Review: ‘It: Chapter 2’ is hardly horrific at all

TRL’s Justin Maroney describes a horror movie’s goal “is to scare and instill dread” and “IT: Chapter Two” misses the mark.

With the recent release of IT: Chapter Two, it can conclusively be said that yet another Stephen King classic has been lost in translation to the screen. The movie follows similar plot beats to the first, with the group uniting to fight the monster It. Headlined by a fish out of water in Bill Hader, who’s comedy is sadly misplaced in a film such as this, and a decently casted James McAvoy, the film really features very little despite being so long. There are few major events, and if you have seen the last film you have seen this one already.

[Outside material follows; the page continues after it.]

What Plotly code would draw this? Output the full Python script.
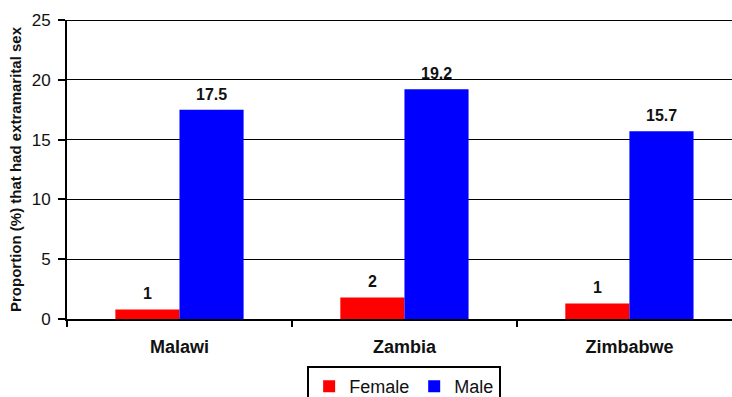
import plotly.graph_objects as go

countries = ["Malawi", "Zambia", "Zimbabwe"]
female = [0.8, 1.8, 1.3]
male = [17.5, 19.2, 15.7]
female_labels = ["1", "2", "1"]
male_labels = ["17.5", "19.2", "15.7"]
y_ticks = [0, 5, 10, 15, 20, 25]

FONT = "Liberation Sans, Arial, sans-serif"
bargap = 0.43
off = (1 - bargap) / 4

fig = go.Figure()
fig.add_trace(go.Bar(name="Female", x=countries, y=female, marker=dict(color="#FF0000", line=dict(width=0))))
fig.add_trace(go.Bar(name="Male", x=countries, y=male, marker=dict(color="#0000FF", line=dict(width=0))))

anns = []
for i in range(len(countries)):
    anns.append(dict(x=i - off, y=female[i], text=f"<b>{female_labels[i]}</b>", showarrow=False,
                     xref="x", yref="y", yanchor="bottom", yshift=5,
                     font=dict(family=FONT, size=16, color="#111")))
    anns.append(dict(x=i + off, y=male[i], text=f"<b>{male_labels[i]}</b>", showarrow=False,
                     xref="x", yref="y", yanchor="bottom", yshift=5,
                     font=dict(family=FONT, size=16, color="#111")))

fig.update_layout(
    width=732, height=397,
    margin=dict(l=67, r=0, t=20, b=78, autoexpand=False),
    paper_bgcolor="white", plot_bgcolor="white",
    barmode="group", bargap=bargap, bargroupgap=0,
    font=dict(family=FONT, color="#111"),
    annotations=anns,
    shapes=[dict(type="line", xref="paper", yref="y", x0=0, x1=1, y0=25, y1=25,
                 line=dict(color="black", width=2))],
    legend=dict(orientation="h", x=0.507, xanchor="center", y=-0.157, yanchor="top",
                bordercolor="black", borderwidth=2, bgcolor="white",
                font=dict(family=FONT, size=18, color="#111"),
                itemwidth=30, tracegroupgap=0),
    showlegend=True,
)
fig.update_xaxes(
    type="category", range=[-0.5, 2.456], automargin=False,
    showline=True, linecolor="black", linewidth=2,
    ticks="outside", tickson="boundaries", ticklen=6, tickwidth=2, tickcolor="black",
    tickfont=dict(family=FONT, size=18, color="#111", weight="bold"),
    ticklabelstandoff=10,
    showgrid=False,
)
fig.update_yaxes(
    range=[0, 25], tickvals=y_ticks, automargin=False,
    showline=True, linecolor="black", linewidth=2,
    ticks="outside", ticklen=7, tickwidth=2, tickcolor="black",
    tickfont=dict(family=FONT, size=17, color="#111"),
    ticklabelstandoff=4,
    showgrid=True, gridcolor="black", gridwidth=1,
    zeroline=False,
    title=dict(text="<b>Proportion (%) that had extramarital sex</b>",
               font=dict(family=FONT, size=15, color="#111"), standoff=6),
)

fig.write_html("out.html")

It is truly sad that a nearly three hour movie can be summed up in a single sentence as above. For a film that feels utterly claustrophobic in terms of scenes, nothing advances the story. Nearly half the movie, or so it feels, is tied up in flashback scenes needlessly crammed into the timeline of the first film’s second act. These characters, who the audience has followed literally from childhood, are all but forgotten, undergoing no development, no change, and no backstory. What could have been an excellent opportunity to have the group of characters confront childhood trauma, or in the least show how it has affected their lives, is completely negated in favor of more flashback scenes and cheap scares intermixed with comedy that doesn’t land.

The goal of a horror movie is to scare and instill dread. Without it, it is nothing more than a collection of cheap thrills, no better than an amusement park. A true horror movie can make fear arch through every scene, every shot, every movement. Take The Shining. Although cliche as an example, it is a perfect contrast. From the opening scene, one has a basis for dread. Droning scores, aerial shots, and the feeling of being watched or observed are always present. The dialogue, while authentic enough, is short, awkward, and tense. Horror is subtle. Insanity is conveyed through facial expressions, movements and music. Everything is up for interpretation, adding to the dread, all leading to the moment of explosion in the snow covered maze.

IT, on the other hand, is about as subtle as a slap in the face. The music leads viewers directly to the moment of a scare. You can snap your fingers the moment one comes–it’s just that predictable. Almost every spooky moment is a jump scare. Some of the more tense moments are completely broken by poorly written, “marvel type” comedy. By the middle of the film, what is essentially the same scene repeats over and over as each character undergoes an experience with the clown. What could have been a unique opportunity to develop some changes in these characters, the scenes feature them getting jumped in the most cookiecutter, bland way possible. 

While the child cast of the first film was an interesting diversion to the horror at hand, the adult version of the children, while well casted in terms of appearance, are completely featureless and boring. The childlike behavior from the first movie is also awkwardly carried in to the second, further disrupting creepiness with laughably stupid dialouge to hear out of the mouths of adults. 

All told, is it a well made movie? Sure, the production value is there, but that comes with the budget. Beyond that, IT: Chapter Two is barely entertainment, and at two hours and forty-nine minutes, it is a bigger waste of time than watching paint dry. It’ll scare your popcorn-munching 13 year old, but with an R rating, it doesn’t even do that very well. If you have any sense, steer clear, or at least read the book.